Governor Chris Christie is somewhat of a polarizing figure in the Garden State. His approval and disapproval numbers are not too different and that truly speaks to the “love or hate” feeling he generates from New Jerseyans. There have been decisions that he has made that warrant praise. While he has also made achoices that leave one wondering “Why?”. Above all else, Christie is a straight talker. And one does not receive too many curve balls from him.
Hence, it might not be too surprising that he is giving New Jerseyans a bit of a preview of what to expect come next month when Christie proposes a new budget. Christie, as have many amongst the Republican Party, has argued against higher taxes and utilized businesses as the main group whom is most worried regarding higher taxes. With that in mind, Christie will provide a tax break for New Jersey businesses as part of the next budget.
The move reflects the move by President Obama and Congress as they passed and signed the tax cut compromise last month. It also reflects some of the measures passed recently in the State Legislature via the “Back to Work New Jersey” package. Some might see Christie’s proposed jesture as another “bailout”, but despite some of the unpopularity around it; there is a need to provide businesses with the right incentives to increase their desire to hire at a higher rate. They have had a couple years during the recession with recently extended tax rates, but with the recession slowly healing; businesses will soon be out of excuses if they do not take advantage of these cuts and ease the unemployment rate.
Christie echoed not only the importance of tax cuts and the incentives around them, but the impact it holds for businesses in the state moving forward. As Christie said,
“There will be tax cuts in this year’s budget for New Jersey business, and that’s good news for our businesses and trying to attract businesses to New Jersey.”
At the same time, Christie is approaching the matter of tax cuts realistically in terms of what is manageable for the next budget.
However, some like Senate President Stephen Sweeney (D-3) were inclined to reveal a bit of Christie’s hypocrisy when it comes to dealing with measures that Democrats have put forth that he ultimately favors in some way. Christie was critical of a deal constructed by Sweeney in December that featured multiple measures in Christie’s “tool kit”. He has already stated a bit of a concern with some of the “Back to Work New Jersey” package. As Sweeney pointed out,
“He’s making excuses on why he doesn’t like them (Democratic tax proposals). Just tell the truth, you don’t like them because Democrats sponsored them.”
There is certainly a good deal of agreement between both sides and Christie and Sweeney, but where to cut and how much to cut in different tax areas in where the two men and two parties start to differ. The debate over property taxes remain a major part of discussions, but there are cuts that go beyond businesses and impact schools and cities. Both sides are looking to create an atmosphere where individuals especially businesses want to be in the state and be encouraged of the economic prospects of the state.
The state budget and tax cuts for businesses were only one of the items addressed by Governor Christie at his latest media stop: Fox News’ “Fox News Sunday” hosted by Chris Wallace.
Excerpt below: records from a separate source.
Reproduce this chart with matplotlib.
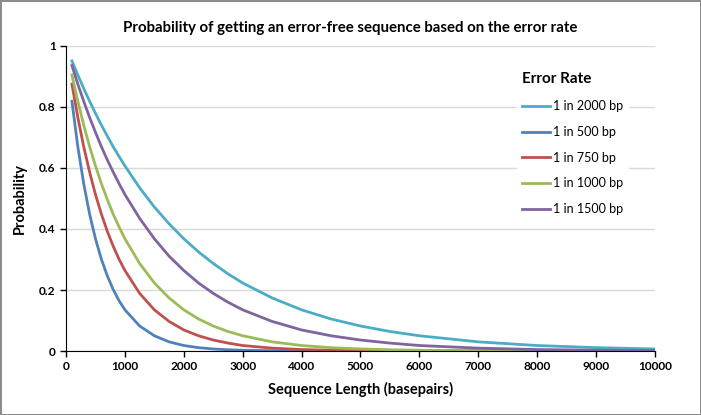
import matplotlib.pyplot as plt

# sequence length (bp) and probability for each error rate
length = [100, 200, 300, 400, 500, 600, 700, 800, 900, 1000, 1250, 1500, 1750, 2000,
          2250, 2500, 2750, 3000, 3500, 4000, 4500, 5000, 5500, 6000, 7000, 8000, 9000, 10000]

p_2000 = [0.951, 0.905, 0.861, 0.819, 0.779, 0.741, 0.705, 0.670, 0.638, 0.607, 0.535, 0.472,
          0.417, 0.368, 0.325, 0.287, 0.253, 0.223, 0.174, 0.135, 0.105, 0.082, 0.064, 0.050,
          0.030, 0.018, 0.011, 0.0067]
p_500 = [0.819, 0.670, 0.549, 0.449, 0.368, 0.301, 0.247, 0.202, 0.165, 0.135, 0.082, 0.050,
         0.030, 0.018, 0.011, 0.0067, 0.0041, 0.0025, 0.0009, 0.0003, 0.0001, 0.00005,
         0.00002, 0.0, 0.0, 0.0, 0.0, 0.0]
p_750 = [0.875, 0.766, 0.670, 0.587, 0.513, 0.449, 0.393, 0.344, 0.301, 0.264, 0.189, 0.135,
         0.097, 0.069, 0.050, 0.036, 0.026, 0.018, 0.0094, 0.0048, 0.0025, 0.0013, 0.0007,
         0.0003, 0.0001, 0.0, 0.0, 0.0]
p_1000 = [0.905, 0.819, 0.741, 0.670, 0.607, 0.549, 0.497, 0.449, 0.407, 0.368, 0.287, 0.223,
          0.174, 0.135, 0.105, 0.082, 0.064, 0.050, 0.030, 0.018, 0.011, 0.0067, 0.0041,
          0.0025, 0.0009, 0.0003, 0.0001, 0.00005]
p_1500 = [0.936, 0.875, 0.819, 0.766, 0.717, 0.670, 0.627, 0.587, 0.549, 0.513, 0.435, 0.368,
          0.311, 0.264, 0.223, 0.189, 0.160, 0.135, 0.097, 0.069, 0.050, 0.036, 0.026, 0.018,
          0.0094, 0.0048, 0.0025, 0.0013]

series = [
    ("1 in 2000 bp", p_2000, "#4BACC6"),
    ("1 in 500 bp", p_500, "#4F81BD"),
    ("1 in 750 bp", p_750, "#C0504D"),
    ("1 in 1000 bp", p_1000, "#9BBB59"),
    ("1 in 1500 bp", p_1500, "#8064A2"),
]

plt.rcParams["font.family"] = ["Lato", "DejaVu Sans"]

fig = plt.figure(figsize=(7.01, 4.15), dpi=100, edgecolor="#8c8c8c", linewidth=2)
ax = fig.add_axes([0.0942, 0.1542, 0.840, 0.735])

for name, vals, col in series:
    ax.plot(length, vals, color=col, lw=2, label=name, solid_joinstyle="round")

ax.set_xlim(0, 10000)
ax.set_ylim(0, 1)
ax.set_xticks(range(0, 10001, 1000))
ax.set_yticks([0, 0.2, 0.4, 0.6, 0.8, 1])
ax.set_yticklabels(["0", "0.2", "0.4", "0.6", "0.8", "1"])
ax.grid(axis="y", color="#d9d9d9", lw=1)
ax.set_axisbelow(True)
for s in ["top", "right"]:
    ax.spines[s].set_visible(False)
ax.tick_params(direction="out", length=4, width=1, labelsize=8.6)
for lab in ax.get_xticklabels() + ax.get_yticklabels():
    lab.set_fontweight("bold")

ax.set_xlabel("Sequence Length (basepairs)", fontsize=10.5, fontweight="bold", labelpad=7)
ax.set_ylabel("Probability", fontsize=10.5, fontweight="bold", labelpad=9)
fig.text(0.5, 0.933, "Probability of getting an error-free sequence based on the error rate",
         fontsize=10.8, fontweight="bold", ha="center", va="center")

leg = ax.legend(title="Error Rate", loc="upper right", bbox_to_anchor=(0.966, 0.95),
                fontsize=9, frameon=True, facecolor="white", framealpha=1,
                edgecolor="none", handlelength=2.2, labelspacing=1.1, handletextpad=0.3)
leg.get_title().set_fontweight("bold")
leg.get_title().set_fontsize(11)
leg._legend_box.align = "left"

fig.savefig("out.png", dpi=100)
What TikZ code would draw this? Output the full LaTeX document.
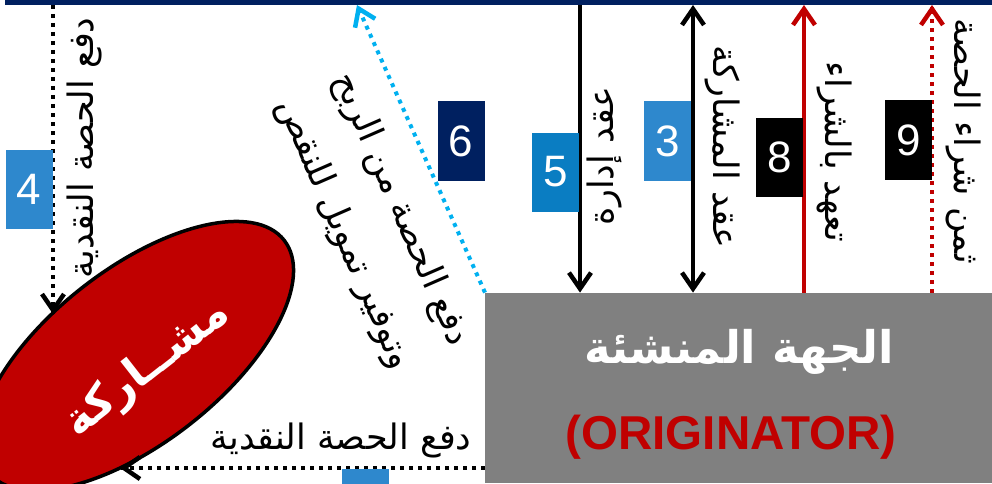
\documentclass[tikz,border=0pt]{standalone}
\usepackage{fontspec}
\setmainfont{Liberation Sans}
\newfontfamily\arabicfont[Script=Arabic]{DejaVu Sans}
\TeXXeTstate=1
\usetikzlibrary{arrows.meta,shapes.geometric}
\definecolor{navy}{HTML}{002060}
\definecolor{origgray}{HTML}{808080}
\definecolor{partred}{HTML}{C00000}
\definecolor{skyline}{HTML}{00B0F0}
\definecolor{boxblue}{HTML}{2E88CD}
\definecolor{deepblue}{HTML}{0A7DC2}
\begin{document}
\begin{tikzpicture}[x=1pt,y=1pt,
  numbox/.style={minimum width=47pt,minimum height=79pt,inner sep=0pt,text=white,font=\fontsize{44}{44}\selectfont},
  lbl/.style={inner sep=0pt,font=\arabicfont\fontsize{35}{62}\selectfont},
  barb/.style={line width=4.5pt,-{Straight Barb[length=16pt,width=22pt]}},
  dotline/.style={line width=4pt,dash pattern=on 4pt off 5pt}]
\useasboundingbox (0,0) rectangle (992,483);
\fill[navy] (5,478) rectangle (992,483);

\node[fill=origgray,minimum width=507pt,minimum height=190pt,inner sep=0pt,anchor=south west] (orig) at (485,0) {};
\node[text=white,font=\arabicfont\bfseries\fontsize{45}{45}\selectfont] (origar) at (739,131) {\beginR الجهة المنشئة\endR};
\node[text=partred,font=\bfseries\fontsize{47.5}{47.5}\selectfont] (origen) at (731,46) {(ORIGINATOR)};

\node[ellipse,draw,line width=3.5pt,fill=partred,rotate=38,minimum width=376pt,minimum height=174pt,inner sep=0pt] (part) at (136,127) {};
\node[rotate=38,text=white,font=\arabicfont\bfseries\fontsize{44}{44}\selectfont] (parttxt) at (148,114) {\beginR مشــاركة\endR};

\coordinate (t4) at (53,478);
\coordinate (e4) at (53,169);
\coordinate (t5) at (580,478);
\coordinate (t3) at (693,478);
\coordinate (t8) at (804,478);
\coordinate (t9) at (932,478);
\coordinate (t6) at (357,478);
\coordinate (e7) at (120,15);

\draw[dotline] (t4) -- (e4);
\draw[barb] (e4) ++(0,2) -- (e4);
\draw[barb] (t5) -- (t5 |- orig.north);
\draw[barb,{Straight Barb[length=16pt,width=22pt]}-{Straight Barb[length=16pt,width=22pt]}] (t3) -- (t3 |- orig.north);
\draw[partred,barb] (t8 |- orig.north) -- (t8);
\draw[partred,dotline] (t9 |- orig.north) -- (t9);
\draw[partred,barb] (t9) ++(0,-2) -- (t9);
\draw[skyline,dotline] (orig.north west) -- (t6);
\draw[skyline,barb] (t6) ++(1.28,-2.88) -- (t6);
\draw[dotline] (e7 -| orig.west) -- (e7);
\draw[barb] (e7) ++(2,0) -- (e7);

\node[numbox,fill=boxblue] (n4) at (29,293.5) {4};
\node[numbox,fill=deepblue] (n5) at (555.5,311) {5};
\node[numbox,fill=boxblue] (n3) at (667.5,342) {3};
\node[numbox,fill=black] (n8) at (779.5,326) {8};
\node[numbox,fill=black] (n9) at (908.5,343) {9};
\node[numbox,fill=navy] (n6) at (461,342) {6};
\node[numbox,fill=boxblue] (n7) at (365,-25) {};

\node[lbl,rotate=90] (l4) at (84,335) {\beginR دفع الحصة النقدية\endR};
\node[lbl,rotate=90] (l5) at (604,327) {\beginR عقد إدارة\endR};
\node[lbl,rotate=-90] (l3) at (723,336) {\beginR عقد المشاركة\endR};
\node[lbl,rotate=-90] (l8) at (835,331) {\beginR تعهد بالشراء\endR};
\node[lbl,rotate=-90] (l9) at (964,342) {\beginR ثمن شراء الحصة\endR};
\node[lbl,rotate=-66.4,align=center] (l6) at (372,261) {\beginR دفع الحصة من الربح\endR\\\beginR وتوفير تمويل للنقص\endR};
\node[lbl] (l7) at (341,43) {\beginR دفع الحصة النقدية\endR};
\end{tikzpicture}
\end{document}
Wallace had to ask Christie one of the more rhetorical questions he has faced in recent months: Are you going to run in 2012 for president?
Christie continued to stand by his desire to stay in New Jersey and not pursue a higher calling. He might have even made his stance even firmer; largely due to not personally being ready and wanting to finish what he started in New Jersey.
As he stated,
“I am not arrogant enough to believe that after one year as governor of New Jersey and seven years as U.S. Attorney that I am ready to be president. I don’t think you run just because political opportunity is there, that’s how we end up with politicians who aren’t prepared for their jobs.”
Christie seems to feel, which is comforting for New Jerseyans, that his purpose is serving the state of New Jersey. There are some people who enjoy serving local and state governments. Christie looks to be one of those type of elected officials.
Wallace looked to get some conservative political opinions from Christie. Christie has mentioned on campaign stops and other media ventures that the country can learn from New Jersey. Pitching that further Christie stated,
“Republicans in Washington should do what we did in New Jersey, clearly articulate. Go out to the public and make your case.”
Christie has certainly taken his message around the state and not allowed Democrats to cause him to budge. He has also found leeway and not allowed the state to become unfunctional.
Christie, too, weighed in on the Arizona shooting and what might need to be done in order to change today’s political vitriol. Christie was asked the difference between vitriol and being straight forward by Wallace. For Christie, it is a matter of being clear and upfront and not pushing things too far.
He also stood by his comments about Sarah Palin needing to be more off script if she wanted to be more presidential.
Chris Christie has had his moments during his first year, but his commentary this past week reflect some common sense and real objective opinion. He might be faulted at times for being too upfront. But, his recent comments are refreshing and honest. Something that a lot of politicians sometimes are not. Something he should work more on in 2011.